Steven O'Connor, communications director for DAI, said three DAI employees — two Americans and one Serb — were inside the building at the time of the attack. It was unclear if they were among the wounded.
"The actions taken by the Edinburgh International security staff in defense of the compound and project staff were nothing short of heroic," said DAI President James Boomgard. "We are deeply grateful for their bravery, and for the work they do day in, day out, to make our development mission possible. Our hearts go out to the families of the deceased at this terrible hour."
He said the firm would be working with USAID, Edinburgh International and others to assess the security situation in Kunduz, a focal point of the insurgency in the north.
Taliban spokesman Zabiullah Mujahid told The Associated Press in Kabul that six suicide bombers attacked a "training center" for Afghan security forces in Kunduz and killed 55 foreigners.
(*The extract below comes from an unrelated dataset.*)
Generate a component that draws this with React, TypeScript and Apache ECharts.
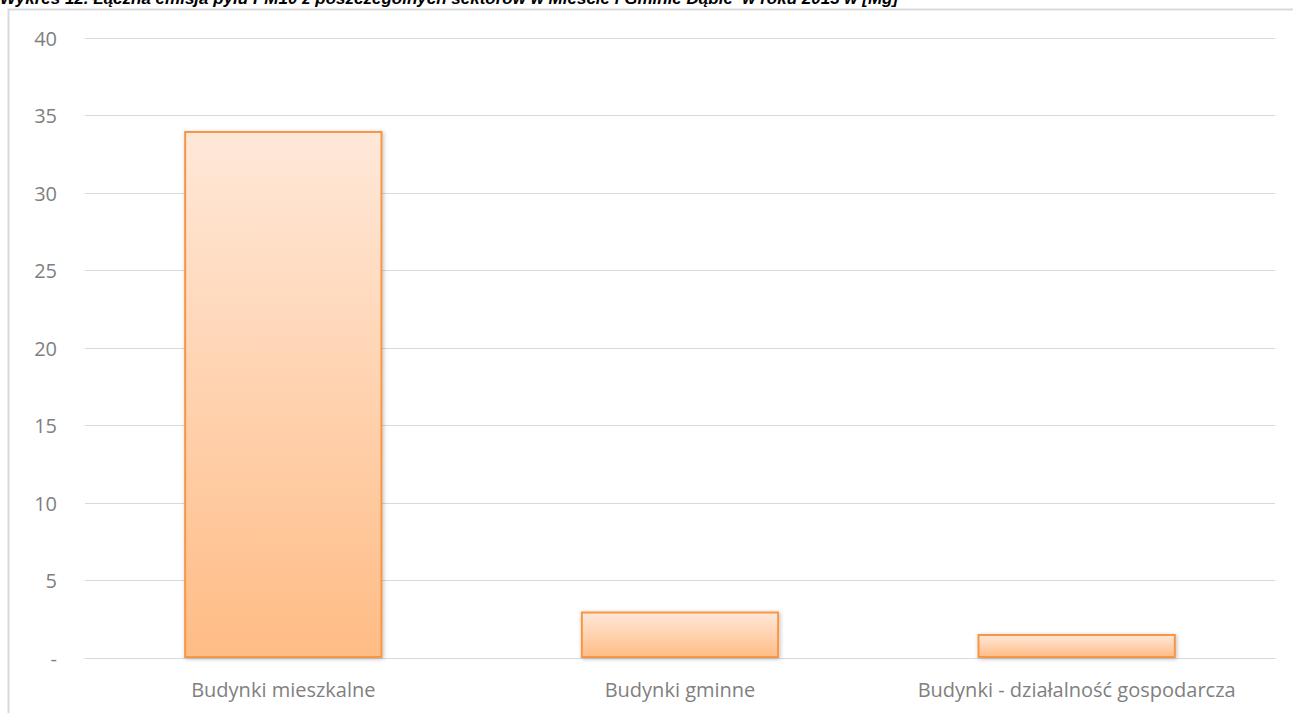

The Taliban often exaggerate their claims.
Insurgents have been carrying out attacks in recent months against organizations and individuals seen as cooperating with the Afghan government and donor nations just as the international community is trying to help the government of Afghan President Hamid Karzai extend its reach deeper into the provinces.
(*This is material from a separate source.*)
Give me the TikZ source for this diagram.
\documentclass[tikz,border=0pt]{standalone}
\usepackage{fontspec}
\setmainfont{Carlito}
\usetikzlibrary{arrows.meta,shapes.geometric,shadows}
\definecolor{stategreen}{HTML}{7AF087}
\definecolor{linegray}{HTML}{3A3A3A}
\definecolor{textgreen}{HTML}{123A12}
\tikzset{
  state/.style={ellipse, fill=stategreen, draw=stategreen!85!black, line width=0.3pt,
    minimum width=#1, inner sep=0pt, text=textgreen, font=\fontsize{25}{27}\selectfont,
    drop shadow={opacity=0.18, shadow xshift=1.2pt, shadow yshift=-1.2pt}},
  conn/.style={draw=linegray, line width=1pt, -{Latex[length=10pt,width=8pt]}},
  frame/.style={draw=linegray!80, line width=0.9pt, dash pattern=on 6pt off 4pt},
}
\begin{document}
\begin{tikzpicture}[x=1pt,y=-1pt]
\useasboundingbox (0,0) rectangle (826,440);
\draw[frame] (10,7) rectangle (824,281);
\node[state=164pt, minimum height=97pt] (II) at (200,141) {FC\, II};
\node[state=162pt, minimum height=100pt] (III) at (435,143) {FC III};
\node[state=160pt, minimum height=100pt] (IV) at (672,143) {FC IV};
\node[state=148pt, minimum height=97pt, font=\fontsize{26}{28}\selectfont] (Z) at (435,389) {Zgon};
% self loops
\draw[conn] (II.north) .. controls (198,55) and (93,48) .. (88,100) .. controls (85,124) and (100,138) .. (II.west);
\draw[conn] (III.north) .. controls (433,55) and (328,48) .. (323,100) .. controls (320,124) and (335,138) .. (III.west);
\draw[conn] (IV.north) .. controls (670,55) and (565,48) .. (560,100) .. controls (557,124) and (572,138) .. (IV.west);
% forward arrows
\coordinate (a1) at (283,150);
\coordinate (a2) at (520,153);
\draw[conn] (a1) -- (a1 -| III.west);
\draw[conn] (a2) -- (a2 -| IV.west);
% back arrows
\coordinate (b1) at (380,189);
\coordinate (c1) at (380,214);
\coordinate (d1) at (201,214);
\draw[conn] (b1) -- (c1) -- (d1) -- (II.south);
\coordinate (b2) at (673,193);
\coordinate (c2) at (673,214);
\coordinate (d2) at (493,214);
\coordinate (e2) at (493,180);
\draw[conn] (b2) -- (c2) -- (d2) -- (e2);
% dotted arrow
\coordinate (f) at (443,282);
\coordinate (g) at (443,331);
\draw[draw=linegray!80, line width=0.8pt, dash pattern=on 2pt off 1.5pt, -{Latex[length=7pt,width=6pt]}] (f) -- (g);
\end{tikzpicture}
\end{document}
"They don't want the people of Afghanistan to have a prosperous life," Karzai said in a statement condemning the attack.
The U.S. called it a cowardly attack on civilians working to improve conditions in the nation.
"This is another tragic reminder of the life-threatening circumstances that our Afghan and international partners face every day as they work side by side with the Afghan government and its people to improve conditions in the country for a better future," according to the joint statement issued by USAID and the U.S. Embassy in Afghanistan.
Attacks on U.S. contractors, construction companies and aid organizations have been rising just as the United States pushes faster development of one of the world's poorest countries — a priority in its strategy to counter the insurgency. Many of the recent attacks have occurred in Kandahar province in the south where Afghan and NATO forces are ramping up security to wrest control of the area from insurgents and criminals.
In April in Kandahar, a suicide bombing on a fortified guesthouse shared by Western contracting companies killed four Afghans and injured several Americans; a gunman killed an 18-year-old woman working for DAI as she left her job; and the vice mayor of the city was shot and killed as he prayed at a mosque.
Also in April, five Afghan workers for the U.N. Office of Project Services were taken hostage in Baghlan province, west of Kabul, but were later freed unharmed.
Earlier this week, the Afghan driver of a U.N. vehicle was shot and killed in midday traffic in central Kabul, and militants rocketed a base for South Korean construction workers in Parwan province, north of the capital, but caused no casualties.